- Silver struggles to capitalize on the precious day’s positive move and drifts lower on Wednesday.
- The technical setup favors bulls and supports prospects for the emergence of some dip-buying.
- A sustained break below the $33.10-$33.00 area is needed to negate the near-term positive bias.
Silver (XAG/USD) meets with a fresh supply on Wednesday and drops back closer to the $34.00 mark during the first half of the European session, reversing a part of the previous day's move up.
From a technical perspective, the XAG/USD is holding comfortably above important daily moving averages – 50-day, 100-day and 200-day SMAs. Moreover, oscillators on the daily chart maintain their positive bias and are still away from being in the overbought territory, suggesting that the path of least resistance for the white metal remains to the upside.

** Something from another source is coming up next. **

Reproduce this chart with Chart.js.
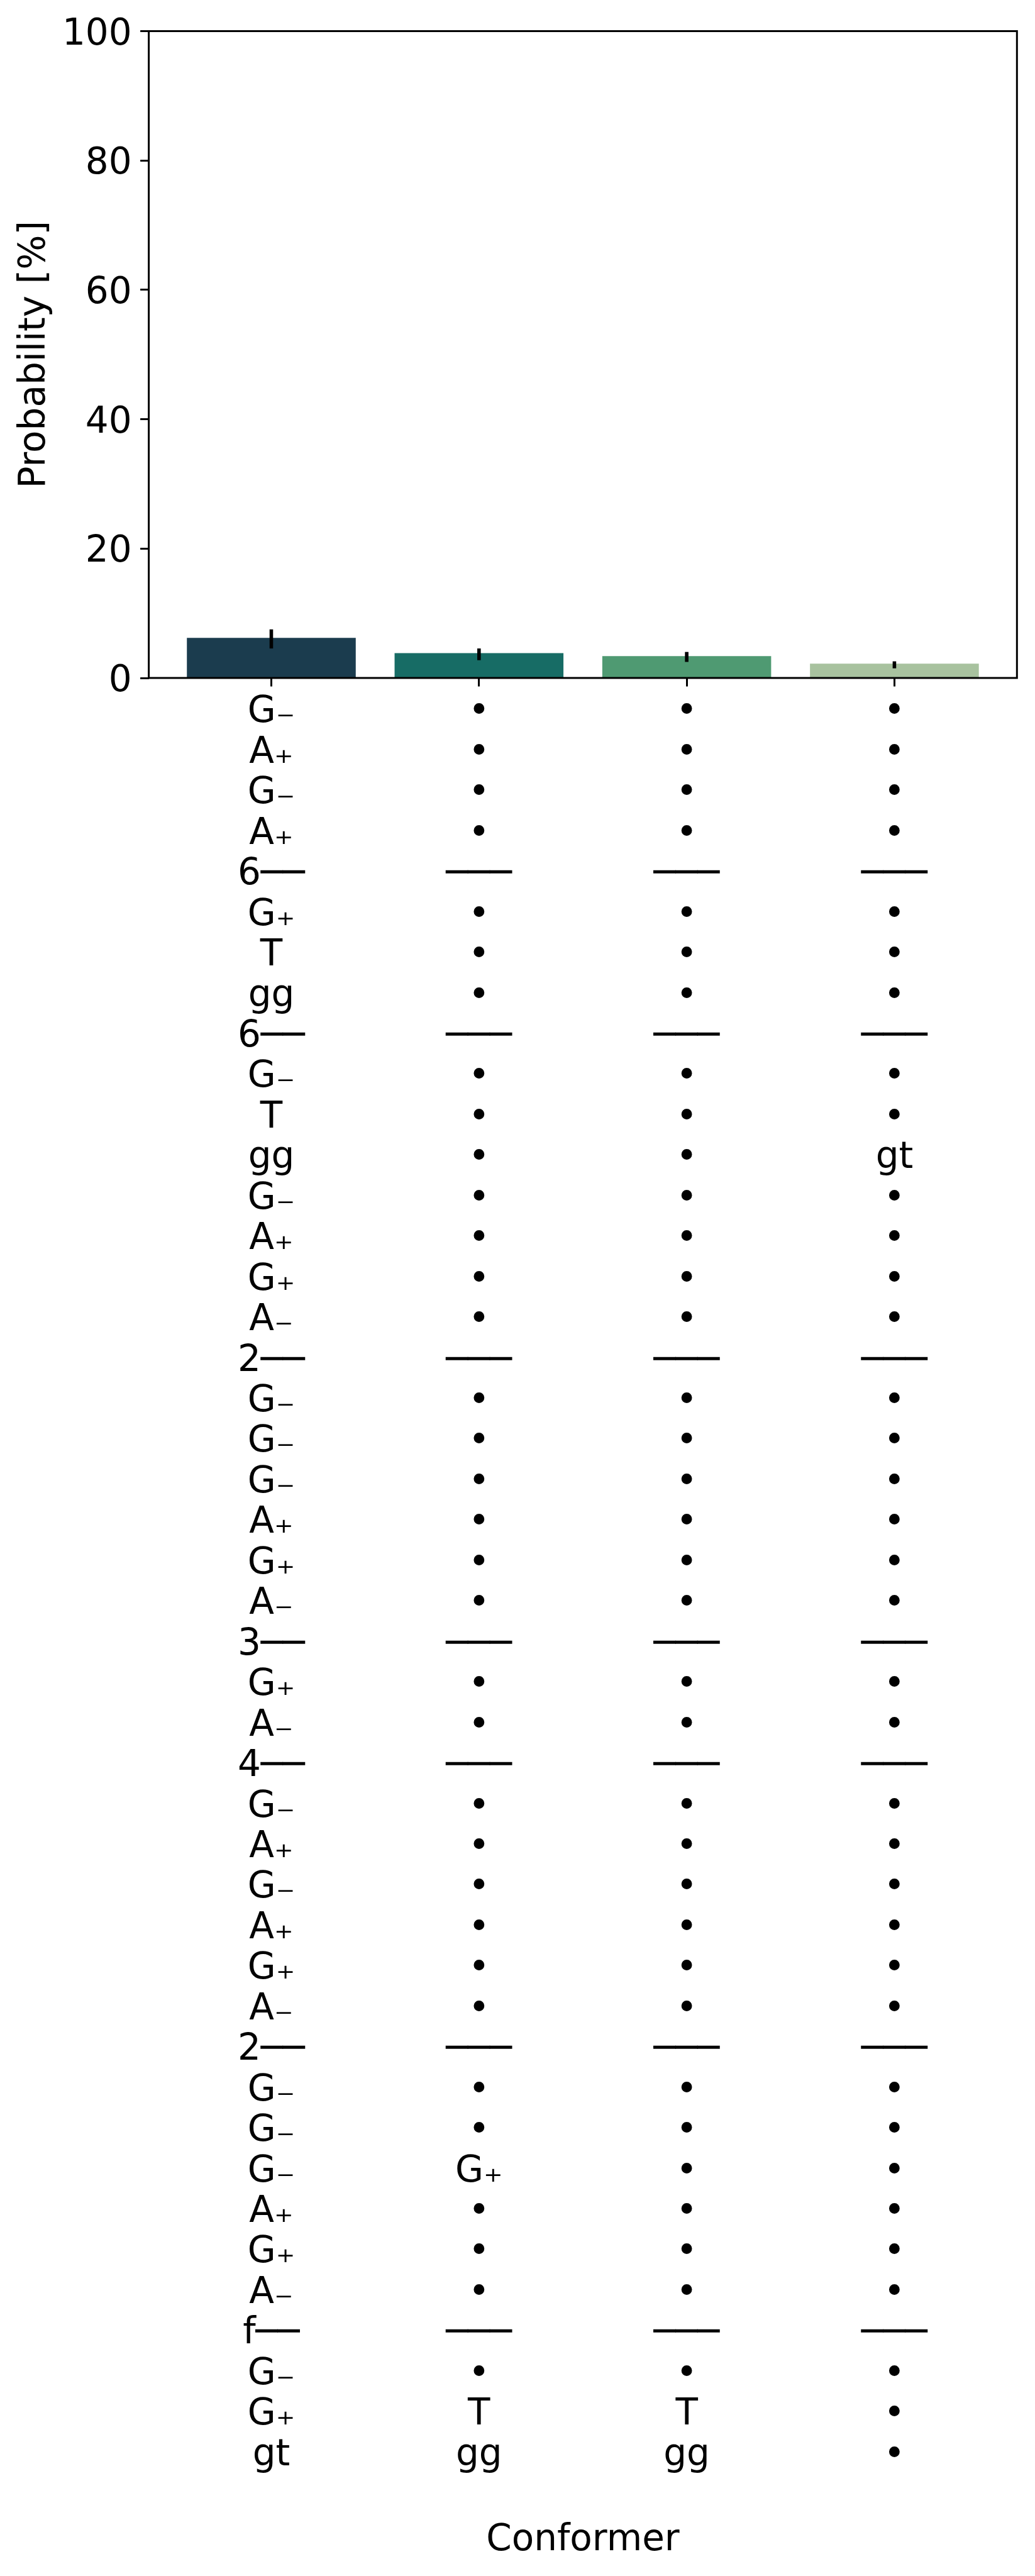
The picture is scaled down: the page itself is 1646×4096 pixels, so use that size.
<!DOCTYPE html>
<html>
<head>
<meta charset="utf-8">
<script src="https://cdn.jsdelivr.net/npm/chart.js@4.4.1/dist/chart.umd.min.js"></script>
<style>
html, body { margin: 0; padding: 0; background: #ffffff; }
canvas { display: block; }
</style>
</head>
<body>
<canvas id="chart" width="1646" height="4096"></canvas>
<script>
// ---------------- data ----------------
const conformerIndex = [0, 1, 2, 3];
const probability = [6.21, 3.84, 3.38, 2.21];
const errorLow = [4.56, 2.75, 2.48, 1.49];
const errorHigh = [7.51, 4.56, 4.02, 2.57];
const barColors = ['#1b3c4e', '#176c65', '#4f9a72', '#a8c29f'];
const yTickValues = [0, 20, 40, 60, 80, 100];

const labelConformer1 = ['G₋','A₊','G₋','A₊','6──','G₊','T','gg','6──','G₋','T','gg','G₋','A₊','G₊','A₋','2──','G₋','G₋','G₋','A₊','G₊','A₋','3──','G₊','A₋','4──','G₋','A₊','G₋','A₊','G₊','A₋','2──','G₋','G₋','G₋','A₊','G₊','A₋','f──','G₋','G₊','gt'];
const labelConformer2 = ['•','•','•','•','───','•','•','•','───','•','•','•','•','•','•','•','───','•','•','•','•','•','•','───','•','•','───','•','•','•','•','•','•','───','•','•','G₊','•','•','•','───','•','T','gg'];
const labelConformer3 = ['•','•','•','•','───','•','•','•','───','•','•','•','•','•','•','•','───','•','•','•','•','•','•','───','•','•','───','•','•','•','•','•','•','───','•','•','•','•','•','•','───','•','T','gg'];
const labelConformer4 = ['•','•','•','•','───','•','•','•','───','•','•','gt','•','•','•','•','───','•','•','•','•','•','•','───','•','•','───','•','•','•','•','•','•','───','•','•','•','•','•','•','───','•','•','•'];
const tickLabels = [labelConformer1, labelConformer2, labelConformer3, labelConformer4];

const xTitle = 'Conformer';
const yTitle = 'Probability [%]';

// ---------------- styles / layout ----------------
const FONT = 'DejaVu Sans';
const FS = 58;
const LINE_W = 3;
const TICK_LEN = 13.5;
const Y_AXIS_WIDTH = 236.6;
const X_AXIS_HEIGHT = 4096 - 1078;

const spinesAndErrors = {
  id: 'spinesAndErrors',
  afterDatasetsDraw(chart) {
    const ctx = chart.ctx;
    const xs = chart.scales.x, ys = chart.scales.y;
    ctx.save();
    ctx.strokeStyle = '#000000';
    ctx.lineCap = 'butt';
    ctx.lineWidth = 5.6;
    conformerIndex.forEach((c, i) => {
      const px = xs.getPixelForValue(c);
      ctx.beginPath();
      ctx.moveTo(px, ys.getPixelForValue(errorLow[i]));
      ctx.lineTo(px, ys.getPixelForValue(errorHigh[i]));
      ctx.stroke();
    });
    const a = chart.chartArea;
    ctx.lineWidth = LINE_W;
    ctx.lineJoin = 'miter';
    ctx.strokeRect(a.left, a.top, a.right - a.left, a.bottom - a.top);
    ctx.restore();
  }
};

new Chart(document.getElementById('chart'), {
  type: 'bar',
  data: {
    datasets: [{
      data: conformerIndex.map((c, i) => ({ x: c, y: probability[i] })),
      backgroundColor: barColors,
      borderWidth: 0,
      barPercentage: 0.813,
      categoryPercentage: 1.0
    }]
  },
  options: {
    responsive: false,
    animation: false,
    devicePixelRatio: 1,
    layout: { padding: { top: 49.5, right: 28.7, bottom: 0, left: 0 } },
    plugins: { legend: { display: false }, tooltip: { enabled: false } },
    scales: {
      x: {
        type: 'linear',
        min: -0.59,
        max: 3.59,
        offset: false,
        afterBuildTicks: (s) => { s.ticks = conformerIndex.map(v => ({ value: v })); },
        afterFit: (s) => { s.height = X_AXIS_HEIGHT; },
        grid: { display: true, drawOnChartArea: false, drawTicks: true, tickLength: TICK_LEN, tickWidth: LINE_W, tickColor: '#000000', offset: false },
        border: { display: false },
        ticks: {
          autoSkip: false,
          maxRotation: 0,
          minRotation: 0,
          padding: 9.6,
          color: '#000000',
          font: { family: FONT, size: FS, lineHeight: 1.1112 },
          callback: (v) => tickLabels[v]
        },
        title: {
          display: true,
          text: xTitle,
          color: '#000000',
          font: { family: FONT, size: FS, lineHeight: 1.2 },
          padding: { top: 0, bottom: 20.9 }
        }
      },
      y: {
        type: 'linear',
        min: 0,
        max: 100,
        afterBuildTicks: (s) => { s.ticks = yTickValues.map(v => ({ value: v })); },
        afterFit: (s) => { s.width = Y_AXIS_WIDTH; },
        grid: { display: true, drawOnChartArea: false, drawTicks: true, tickLength: TICK_LEN, tickWidth: LINE_W, tickColor: '#000000' },
        border: { display: false },
        ticks: {
          padding: 13.5,
          labelOffset: 6,
          color: '#000000',
          font: { family: FONT, size: FS, lineHeight: 1.2 }
        },
        title: {
          display: true,
          text: yTitle,
          color: '#000000',
          font: { family: FONT, size: FS, lineHeight: 1.2 },
          padding: { top: 21.6, bottom: 0 }
        }
      }
    }
  },
  plugins: [spinesAndErrors]
});
</script>
</body>
</html>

Hence, any subsequent slide is more likely to find decent support near the $33.70 horizontal zone. This is followed by last week's swing low, around the $33.10 area, which if broken decisively might shift the bias in favor of bearish traders. The XAG/USD might then accelerate the slide towards the $32.20-$32.15 intermediate support en route to the $32.00 round figure.
Some follow-through selling below the $31.70-$31.65 region could drag the XAG/USD towards the $31.00 mark. The downward trajectory could extend further towards the $30.50 area and the monthly swing low, close to the $30.00 psychological mark tested on October 8.